The FOTOGALERIE WIEN exhibition with the title, HAUTSACHE, brings together seven photographic and filmic positions. The works deal with remembered and imagined contacts, the desire for (and impossibility of) closeness and intimacy. Invited artists of various origins have all chosen Vienna as the setting for their artistic work. They deal with conflicts associated with perception and loneliness as well as gender and sexual identity. As part of the European Month of Photography in Berlin, the works are seeking reaffirmation in a dialogue with the European art photography scene.

In the video, ab tasten, by Maximiliane Leni Armann feet wander through digital space in order to capture proportions. Skin and the simulation of touch. A getting acquainted. The history of these spaces only emerges through movement, through the processes … The video work, ab tasten, shows the recalibration of digital space, negotiates the impossibility of haptic experience of virtual surfaces and structures as well as the relationship between space and perception itself … In ab tasten pictorial space is structured as an open-ended timeline without a narrative pathway, without a linearity that might be followed. (Ada Karlbauer).

In the series, Absence, Alexandra Baumgartner employs anonymous photographs and magazine cut-outs of women in everyday situations whose clothes, at the moment the photo was taken, fitted their bodies like a second skin. This conceals or reveals something. She is interested in posture and how the material is draped. On greatly enlarged prints, she uses oil paint over any background information, the person and the human behind it, so that only a single gesture remains: the folds of the clothing – the outer shell, a sculpture-like place holder for the person.
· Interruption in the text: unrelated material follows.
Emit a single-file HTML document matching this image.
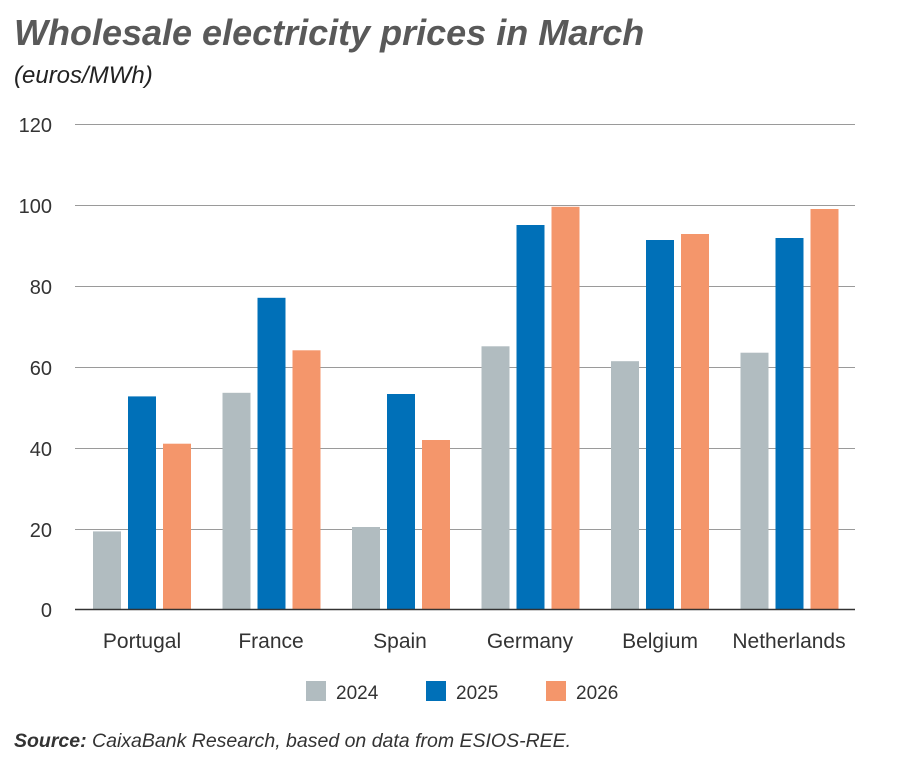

Daniel Hill is showing photographs from two series of self-portraits. The first is My Loneliness Adds Beauty to Life in which he examines feelings of contentment but also the fears evoked by loneliness. In the second, Intimation, he shows performative self-portraits that demonstrate how he sees himself, how he wishes the world saw him, or how the world might see him. This allows him to investigate his sexuality, emotions and fears. The concern is always with the relationship between his body and the social notions of masculinity and femininity, queerness and beauty.

Claudia Larcher’s video animation, Self, shows human “skin” in a close up tracking shot: pores, fine hairs, a network of blue veins shining through the delicate membrane. Subsequently the details form a whole; one thinks one is seeing the neck, armpit and upper arm. Here an interior is still suggested around which this skin stretches. But suddenly … this border between inside and out is gradually dissolved leading to a “liquefaction” of the image, in whose fuzziness pink lumps multiply and cavities “hatch” … (Claudia Slanar)

The video, To Hand. A Projection For The Palm by Olena Newkryta, that is being presented as a beamed projection, takes processes of perception – seeing and touching – as its subject by rendering the relationship between artwork and viewer, presence and absence spatially tangible. The video shows the artist’s moving hand as it tries to touch and grasp something invisible. The interaction with the projector’s beam of light creates a sensorial, even if only visual, contact between viewer and artist.

In the video, t t t touch me, by Raphael Reichl touchscreen finger movements – typing, pressing, swiping, brushing – are not carried out on a smart phone, but on the sensitive surface of bare male skin. “Reichl investigates to what extent digital penetration of all aspects of life determines the transformation of needs, communication and perception … t t t touch me becomes a haptic visual experience that makes the loss of analogue qualities in the digital age tangible in the flesh.” (Michelle Koch, Diagonale 2020)

The collage series, I’m Not Here, by Carlos Vergara consists of hand-cut, layered pigment prints from which the subjects have been cut out. Starting from the idea that by deleting information from the image we reinforce their presence, the collages are not only concerned with the semiotics of the image itself but also with a kind of existential state in which they attempt to materialise the absence of their own body.